That Bad Boy Image #1: Big Behaviour Bars
Welcome to That Bad Boy Image! A weekly column where we commemorate 25 years of Image by making a very statistically accurate graph to showcase just what those naughty boys and their driving-seat successors are up to during this most momentous quarter century celebration of one of the biggest shakeups in comics history– the founding of Image Comics.
WHERE THEY WERE: 1992
A man in search of a plaque, McFarlane was the grease in the gears (and a big cog too). The wily business brain of the oufttfit, he wanted a home for his gothic Spider-Man Gary-Stu.
A Labrador puppy in human form, this excitable boy had ideas (millions of’em) and was inflamed, and eventually overwhelmed, by the power of paying it forward. Go team Extreme!
Knows exactly what the Dragon would and wouldn’t do. Looking for an escape from editorial mandate; set his eyes on the prize and tortoised it.
“Everyone was always doing crazy stuff in the Image offices; Todd was shirtless giving speeches. Once I took my baby into a meeting!” –World’s loveliest comic book dad on the early days of Image
A beautiful dreamer in search of an artists’ commune. Not a technical Founder due to family illness and bereavement, but (ironically) a true believer.
Mister Experience, no stranger to independent publishing; a dad-sized formal influence with a Miami Vice wardrobe. Half business, half comics, all power.
Known as “the handsome one” because nobody was looking at Jim Lee. Knows his lane, which is the X-Men. “What if colossus and psylocke had six babies?” Strong jaw, strong eyebrows. Tall guy.
Comics baby hired on a whim– the only one awake enough to suggest editorial input to Rob Liefeld. Not very good at it though. Prone to editing himself; absolute wildman.
A litre baby child, starry-eyed at all these new incredible books! Oh boy! Could I do this when I grow up?
👉Caveat: Where He Was At Entry: The Golden Boy. Coming off the success of that book. Makes more money than any of the founders; always trying to “get the boys back together.” Lied to everyone to get the Walking Dead published by Image.
More newborn than even Stephenson, Image Comics was fresh from the hive-womb of its seven freedom-bound fathers. Made a lot of promises; broke a lot of promises. But boy, did it look exciting and feel like change!
WHERE THEY ARE NOW: June, 2017
This week is all about Eric Stephenson. With the release of Howard Chaykin’s generally gross, horribly racist and violently transphobic new book at Image during Pride month, comic fans, critics and creators were waiting for a response to the reaction from the publisher. And boy did they get it. In one of the most misguided editorial choices in modern Image history Stephenson used the valid and urgent criticism from trans members of the comics community to brag about the “Conversation” that the book started and to announce it’s second printing.

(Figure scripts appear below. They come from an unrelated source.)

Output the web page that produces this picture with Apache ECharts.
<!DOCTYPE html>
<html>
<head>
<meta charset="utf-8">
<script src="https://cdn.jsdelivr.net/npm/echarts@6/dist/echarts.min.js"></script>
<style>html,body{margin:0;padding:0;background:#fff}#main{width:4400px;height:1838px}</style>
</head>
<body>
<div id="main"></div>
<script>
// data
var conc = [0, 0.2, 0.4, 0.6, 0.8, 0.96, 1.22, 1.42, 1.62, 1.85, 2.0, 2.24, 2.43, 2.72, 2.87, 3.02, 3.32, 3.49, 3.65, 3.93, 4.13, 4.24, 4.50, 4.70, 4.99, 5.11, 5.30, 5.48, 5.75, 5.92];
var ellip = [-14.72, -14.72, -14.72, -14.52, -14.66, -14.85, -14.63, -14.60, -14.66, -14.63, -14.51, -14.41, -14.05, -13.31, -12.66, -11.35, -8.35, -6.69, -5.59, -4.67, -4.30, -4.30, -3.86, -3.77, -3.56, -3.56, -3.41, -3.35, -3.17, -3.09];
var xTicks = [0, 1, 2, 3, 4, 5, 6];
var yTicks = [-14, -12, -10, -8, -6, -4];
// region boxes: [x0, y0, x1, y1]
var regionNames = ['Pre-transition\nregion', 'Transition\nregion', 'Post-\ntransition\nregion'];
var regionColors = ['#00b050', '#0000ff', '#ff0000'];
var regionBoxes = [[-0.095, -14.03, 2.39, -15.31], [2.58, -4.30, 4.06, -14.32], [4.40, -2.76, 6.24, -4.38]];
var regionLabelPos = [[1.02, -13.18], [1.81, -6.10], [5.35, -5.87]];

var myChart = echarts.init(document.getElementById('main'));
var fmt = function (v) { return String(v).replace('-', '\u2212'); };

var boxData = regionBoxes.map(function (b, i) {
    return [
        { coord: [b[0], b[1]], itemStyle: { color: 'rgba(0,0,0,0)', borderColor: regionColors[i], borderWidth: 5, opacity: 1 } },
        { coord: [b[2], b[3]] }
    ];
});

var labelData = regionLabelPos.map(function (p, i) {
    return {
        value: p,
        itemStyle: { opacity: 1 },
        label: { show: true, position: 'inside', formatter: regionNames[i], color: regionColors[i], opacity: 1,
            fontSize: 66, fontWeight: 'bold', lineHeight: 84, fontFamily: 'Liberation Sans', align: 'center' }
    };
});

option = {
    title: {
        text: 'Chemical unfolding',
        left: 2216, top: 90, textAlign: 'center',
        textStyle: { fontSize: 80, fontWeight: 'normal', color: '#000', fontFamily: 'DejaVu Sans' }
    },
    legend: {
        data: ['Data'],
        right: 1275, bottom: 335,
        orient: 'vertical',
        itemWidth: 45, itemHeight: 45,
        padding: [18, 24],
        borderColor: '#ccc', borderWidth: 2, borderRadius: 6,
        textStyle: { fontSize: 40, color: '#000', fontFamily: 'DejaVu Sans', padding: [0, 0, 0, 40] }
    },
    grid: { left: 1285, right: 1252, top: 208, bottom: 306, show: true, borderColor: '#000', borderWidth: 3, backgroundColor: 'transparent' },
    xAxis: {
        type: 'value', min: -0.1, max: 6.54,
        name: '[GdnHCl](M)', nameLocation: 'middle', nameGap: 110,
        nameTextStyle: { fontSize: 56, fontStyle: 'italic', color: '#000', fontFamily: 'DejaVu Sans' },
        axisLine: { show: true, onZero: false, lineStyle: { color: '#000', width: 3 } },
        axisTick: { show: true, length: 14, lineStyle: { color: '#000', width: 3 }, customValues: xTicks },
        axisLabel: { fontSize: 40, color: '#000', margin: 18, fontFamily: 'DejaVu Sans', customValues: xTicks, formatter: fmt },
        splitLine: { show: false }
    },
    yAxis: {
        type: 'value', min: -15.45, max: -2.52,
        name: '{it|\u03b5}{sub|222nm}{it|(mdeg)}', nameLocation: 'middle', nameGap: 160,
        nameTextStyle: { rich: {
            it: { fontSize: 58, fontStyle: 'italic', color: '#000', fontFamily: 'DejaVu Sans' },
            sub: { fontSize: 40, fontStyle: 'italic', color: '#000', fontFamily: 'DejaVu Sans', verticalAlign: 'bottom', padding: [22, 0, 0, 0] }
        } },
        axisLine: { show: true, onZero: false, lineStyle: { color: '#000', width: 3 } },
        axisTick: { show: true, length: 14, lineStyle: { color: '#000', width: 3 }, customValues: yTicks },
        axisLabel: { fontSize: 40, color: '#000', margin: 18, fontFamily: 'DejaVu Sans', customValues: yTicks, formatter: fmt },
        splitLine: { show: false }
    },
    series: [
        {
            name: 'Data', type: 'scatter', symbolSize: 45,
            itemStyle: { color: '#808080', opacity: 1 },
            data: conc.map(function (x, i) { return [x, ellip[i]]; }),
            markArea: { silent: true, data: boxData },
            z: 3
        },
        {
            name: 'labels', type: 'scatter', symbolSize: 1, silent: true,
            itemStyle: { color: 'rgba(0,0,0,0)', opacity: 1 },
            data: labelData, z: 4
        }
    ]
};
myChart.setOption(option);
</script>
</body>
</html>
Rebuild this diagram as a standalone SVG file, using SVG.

This is also pretty ironic coming from Stephenson who has openly talked about how “selling out” is bad business and “creates a roadblock” between publishers and fans. Stephenson even wrote an entire essay on it which included this stellar line (which has aged pretty badly with his smug announcement on the “success” of Chaykin’s bigoted book).
“Bottom line: We all lose when we sellout. Sure, it gets Image some nice PR, and there’s a lucrative secondary market for sold out books with high demand, but that stuff is fleeting”
Hypocritical ol’ Eric-with-a-C doing the most to be as offensive and inconsistent as possible there.
In better news Image hot dad #2 Mark Silvestri did a lovely tweet about the passing of Adam West and how much the original caped crusader meant to him. Nice.
And Image’s #1 hot dad Jim Lee launched his peak comic dad title Dark Days at DC, which is leading into a very cute dad event called Metal–complete with a Justice League in the shape devil horns #1 cover–which is basically just all the old guys at DC listening to AC/DC and drawing Batman with axes. Adorable.